6. Empirical Results and Implications
Empirical evaluation on real-world patent data demonstrates that:
- For moderately rare targets (e.g., top-50% citations), classical and non-parametric models suffice.
- For extremely rare targets (e.g., top 1%), autoencoder architectures—trained in an unsupervised manner to model normality and flag deviations—outperform traditional classifiers.
- Incorporation of regularization, balanced model selection, and careful data splitting are necessary for unbiased estimation of rare-event probabilities.
- The resulting workflow enables not only improved rare-event prediction but also new capabilities in technology forecasting, startup evaluation, and latent quality measurement.
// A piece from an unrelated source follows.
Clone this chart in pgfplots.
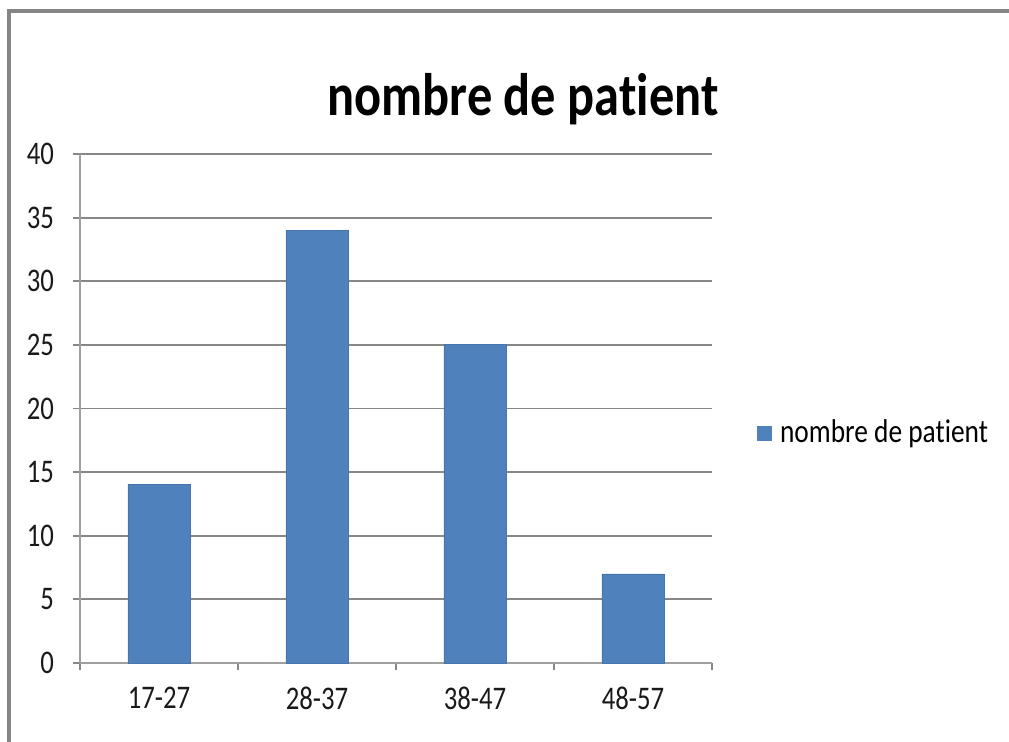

Prediction-focused multi-model workflows can thus augment conventional inferential analyses, providing actionable signals in domains where the prevalence of key outcomes fundamentally constrains traditional methodology (Hain et al., 2020).
7. Future Directions
The paper emphasizes promising research avenues:
- Augmenting predictive models with structured causal inference to produce interpretable and robust predictions.
- Further exploration of ensemble methods and anomaly detection approaches specifically tailored for extremely imbalanced and high-stakes prediction scenarios.
- Application of these methods to diverse domains such as start-up assessment, latent economic variable nowcasting, and technology evaluation, particularly where big data and rare-event risk coexist.
By integrating deep learning, ensemble, and anomaly detection models with rigorous validation, rare-event prediction can be substantially improved over simpler baselines. This methodological pluralism—anchored in multi-model learning—enables robust, transparent, and highly performant rare-event prediction systems.